### WHAT THE TASK ASKS
The listing below is the input. Say how many of its lines contain "this", giving the number alone.

### AVAILABLE DATA
--- START ---
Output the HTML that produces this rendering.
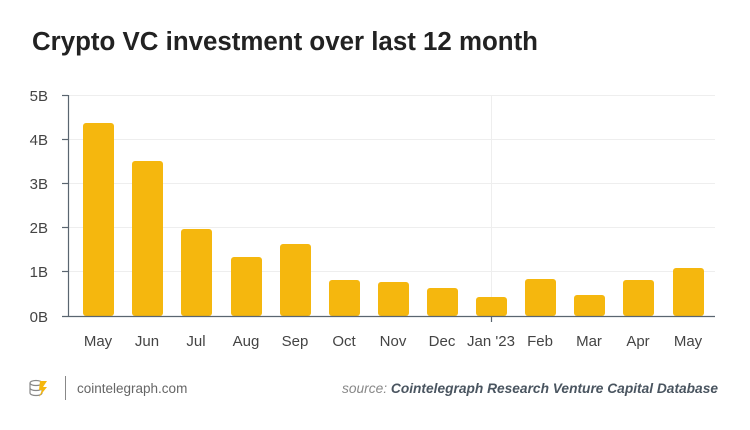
<!DOCTYPE html><html><head><style>body{margin:0;background:#fff}svg{display:block}</style></head><body>
<svg width="750" height="430" xmlns="http://www.w3.org/2000/svg" font-family="Liberation Sans, sans-serif">
<text x="32" y="50" font-size="25.5" font-weight="bold" fill="#222" textLength="506" lengthAdjust="spacingAndGlyphs">Crypto VC investment over last 12 month</text>
<g stroke="#eeeeee" stroke-width="1">
<line x1="68" x2="715" y1="95.5" y2="95.5"/><line x1="68" x2="715" y1="139.5" y2="139.5"/><line x1="68" x2="715" y1="183.5" y2="183.5"/><line x1="68" x2="715" y1="227.5" y2="227.5"/><line x1="68" x2="715" y1="271.5" y2="271.5"/>
<line x1="491.5" x2="491.5" y1="95" y2="316"/>
</g>
<g fill="#F5B70E">
<rect x="83" y="123" width="31" height="193" rx="3"/>
<rect x="132" y="161" width="31" height="155" rx="3"/>
<rect x="181" y="229" width="31" height="87" rx="3"/>
<rect x="231" y="257" width="31" height="59" rx="3"/>
<rect x="280" y="244" width="31" height="72" rx="3"/>
<rect x="329" y="280" width="31" height="36" rx="3"/>
<rect x="378" y="282" width="31" height="34" rx="3"/>
<rect x="427" y="288" width="31" height="28" rx="3"/>
<rect x="476" y="297" width="31" height="19" rx="3"/>
<rect x="525" y="279" width="31" height="37" rx="3"/>
<rect x="574" y="295" width="31" height="21" rx="3"/>
<rect x="623" y="280" width="31" height="36" rx="3"/>
<rect x="673" y="268" width="31" height="48" rx="3"/>
</g>
<g stroke="#5a6570" stroke-width="1.2">
<line x1="68.5" x2="68.5" y1="95" y2="316"/><line x1="62" x2="715" y1="316.5" y2="316.5"/>
<line x1="62" x2="68" y1="95.5" y2="95.5"/><line x1="62" x2="68" y1="139.5" y2="139.5"/><line x1="62" x2="68" y1="183.5" y2="183.5"/><line x1="62" x2="68" y1="227.5" y2="227.5"/><line x1="62" x2="68" y1="271.5" y2="271.5"/>
<line x1="491.5" x2="491.5" y1="316" y2="322"/>
</g>
<g font-size="15" fill="#444" text-anchor="end">
<text x="48" y="101">5B</text><text x="48" y="145">4B</text><text x="48" y="189">3B</text><text x="48" y="233">2B</text><text x="48" y="277">1B</text><text x="48" y="322">0B</text>
</g>
<g font-size="15" fill="#444" text-anchor="middle">
<text x="98" y="346">May</text><text x="147" y="346">Jun</text><text x="196" y="346">Jul</text><text x="246" y="346">Aug</text><text x="295" y="346">Sep</text><text x="344" y="346">Oct</text><text x="393" y="346">Nov</text><text x="442" y="346">Dec</text><text x="491" y="346">Jan '23</text><text x="540" y="346">Feb</text><text x="589" y="346">Mar</text><text x="638" y="346">Apr</text><text x="688" y="346">May</text>
</g>
<g fill="none" stroke="#888" stroke-width="1.2"><ellipse cx="36" cy="383" rx="6" ry="2.5"/><path d="M30 383v10M42 383v10M30 388a6 2.5 0 0 0 12 0M30 393a6 2.5 0 0 0 12 0"/></g>
<path d="M40 381l7 0-4 6 4 0-8 10 3-7-3 0z" fill="#F5B70E"/>
<line x1="65.5" x2="65.5" y1="376" y2="400" stroke="#888"/>
<text x="77" y="393" font-size="13.5" fill="#666">cointelegraph.com</text>
<text x="342" y="393" font-size="14" font-style="italic" fill="#888" textLength="376" lengthAdjust="spacingAndGlyphs">source: <tspan font-weight="bold" fill="#4a5560">Cointelegraph Research Venture Capital Database</tspan></text>
</svg></body></html>
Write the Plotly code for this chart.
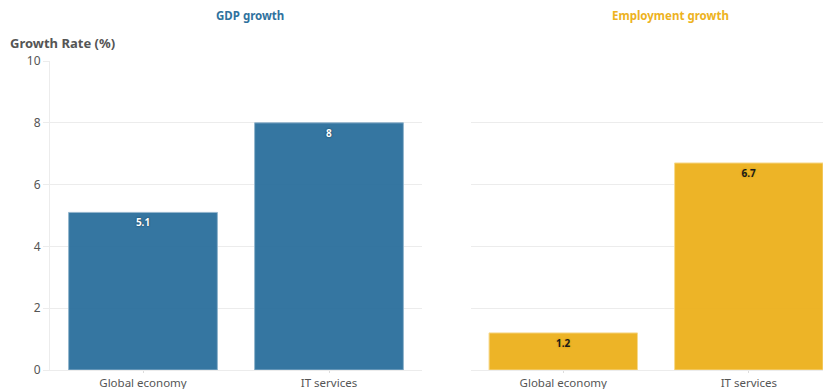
--- END ---
### FINISHED ANSWER
2